#### DATASET EXTRACT

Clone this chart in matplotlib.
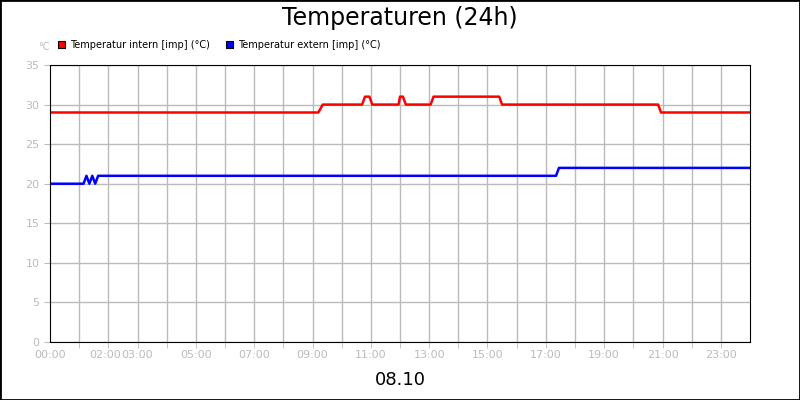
import matplotlib
matplotlib.use("Agg")
import matplotlib.pyplot as plt
from matplotlib.patches import Rectangle

# hours since 00:00 and values
intern_t = [0, 9.2, 9.35, 10.7, 10.8, 10.95, 11.05, 11.95, 12.0, 12.1, 12.2, 13.05, 13.15,
            15.4, 15.5, 20.85, 20.95, 24]
intern_v = [29, 29, 30, 30, 31, 31, 30, 30, 31, 31, 30, 30, 31, 31, 30, 30, 29, 29]
extern_t = [0, 1.15, 1.25, 1.35, 1.45, 1.55, 1.65, 17.35, 17.45, 24]
extern_v = [20, 20, 21, 20, 21, 20, 21, 21, 22, 22]
tick_pos = [0, 1.9, 3, 5, 7, 9, 11, 13, 15, 17, 19, 21, 23]
tick_lab = ["00:00", "02:00", "03:00", "05:00", "07:00", "09:00", "11:00", "13:00",
            "15:00", "17:00", "19:00", "21:00", "23:00"]

fig = plt.figure(figsize=(8, 4), dpi=100)
fig.patches.append(Rectangle((0, 0), 1, 1, transform=fig.transFigure, fill=False,
                             edgecolor="black", linewidth=2))
ax = fig.add_axes([50 / 800, 58 / 400, 700 / 800, 277 / 400])
ax.plot(intern_t, intern_v, color="#ff0000", lw=1.8)
ax.plot(extern_t, extern_v, color="#0000ff", lw=1.8)
ax.set_xlim(0, 24)
ax.set_ylim(0, 35)
ax.set_yticks(range(0, 36, 5))
ax.set_xticks(tick_pos, tick_lab)
ax.set_xticks([h for h in range(1, 24)], minor=True)
ax.grid(False, axis="x", which="major")
ax.grid(True, which="minor", axis="x", color="#bbbbbb", lw=1)
ax.grid(True, axis="y", color="#bbbbbb", lw=1)
ax.tick_params(which="both", colors="#bbbbbb", labelcolor="#bbbbbb", labelsize=8, length=4)
ax.tick_params(axis="x", which="major", length=0, pad=6)
ax.xaxis.set_minor_locator(matplotlib.ticker.FixedLocator(range(1, 24)))
ax.xaxis.remove_overlapping_locs = False
for s in ax.spines.values():
    s.set_color("black")

fig.text(0.5, 1 - 18 / 400, "Temperaturen (24h)", ha="center", va="center", fontsize=17)
fig.text(0.5, 1 - 380 / 400, "08.10", ha="center", va="center", fontsize=13)
fig.text(38 / 800, 1 - 47 / 400, "°C", fontsize=7, color="#bbbbbb", va="center")
for x0, col, lab in [(58, "#ff0000", "Temperatur intern [imp] (°C)"),
                     (226, "#0000ff", "Temperatur extern [imp] (°C)")]:
    fig.patches.append(Rectangle((x0 / 800, 1 - 48 / 400), 7 / 800, 7 / 400,
                                 transform=fig.transFigure, facecolor=col,
                                 edgecolor="black", lw=0.8))
    fig.text((x0 + 12) / 800, 1 - 44.5 / 400, lab, fontsize=7, va="center")

fig.savefig("out.png", dpi=100)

########

## WORK TO BE COMPLETED
Without the pictures, output the full listing exactly as it stands.

## RESULT OF THIS TASK
Clone this chart in matplotlib.
import matplotlib
matplotlib.use("Agg")
import matplotlib.pyplot as plt
from matplotlib.patches import Rectangle

# hours since 00:00 and values
intern_t = [0, 9.2, 9.35, 10.7, 10.8, 10.95, 11.05, 11.95, 12.0, 12.1, 12.2, 13.05, 13.15,
            15.4, 15.5, 20.85, 20.95, 24]
intern_v = [29, 29, 30, 30, 31, 31, 30, 30, 31, 31, 30, 30, 31, 31, 30, 30, 29, 29]
extern_t = [0, 1.15, 1.25, 1.35, 1.45, 1.55, 1.65, 17.35, 17.45, 24]
extern_v = [20, 20, 21, 20, 21, 20, 21, 21, 22, 22]
tick_pos = [0, 1.9, 3, 5, 7, 9, 11, 13, 15, 17, 19, 21, 23]
tick_lab = ["00:00", "02:00", "03:00", "05:00", "07:00", "09:00", "11:00", "13:00",
            "15:00", "17:00", "19:00", "21:00", "23:00"]

fig = plt.figure(figsize=(8, 4), dpi=100)
fig.patches.append(Rectangle((0, 0), 1, 1, transform=fig.transFigure, fill=False,
                             edgecolor="black", linewidth=2))
ax = fig.add_axes([50 / 800, 58 / 400, 700 / 800, 277 / 400])
ax.plot(intern_t, intern_v, color="#ff0000", lw=1.8)
ax.plot(extern_t, extern_v, color="#0000ff", lw=1.8)
ax.set_xlim(0, 24)
ax.set_ylim(0, 35)
ax.set_yticks(range(0, 36, 5))
ax.set_xticks(tick_pos, tick_lab)
ax.set_xticks([h for h in range(1, 24)], minor=True)
ax.grid(False, axis="x", which="major")
ax.grid(True, which="minor", axis="x", color="#bbbbbb", lw=1)
ax.grid(True, axis="y", color="#bbbbbb", lw=1)
ax.tick_params(which="both", colors="#bbbbbb", labelcolor="#bbbbbb", labelsize=8, length=4)
ax.tick_params(axis="x", which="major", length=0, pad=6)
ax.xaxis.set_minor_locator(matplotlib.ticker.FixedLocator(range(1, 24)))
ax.xaxis.remove_overlapping_locs = False
for s in ax.spines.values():
    s.set_color("black")

fig.text(0.5, 1 - 18 / 400, "Temperaturen (24h)", ha="center", va="center", fontsize=17)
fig.text(0.5, 1 - 380 / 400, "08.10", ha="center", va="center", fontsize=13)
fig.text(38 / 800, 1 - 47 / 400, "°C", fontsize=7, color="#bbbbbb", va="center")
for x0, col, lab in [(58, "#ff0000", "Temperatur intern [imp] (°C)"),
                     (226, "#0000ff", "Temperatur extern [imp] (°C)")]:
    fig.patches.append(Rectangle((x0 / 800, 1 - 48 / 400), 7 / 800, 7 / 400,
                                 transform=fig.transFigure, facecolor=col,
                                 edgecolor="black", lw=0.8))
    fig.text((x0 + 12) / 800, 1 - 44.5 / 400, lab, fontsize=7, va="center")

fig.savefig("out.png", dpi=100)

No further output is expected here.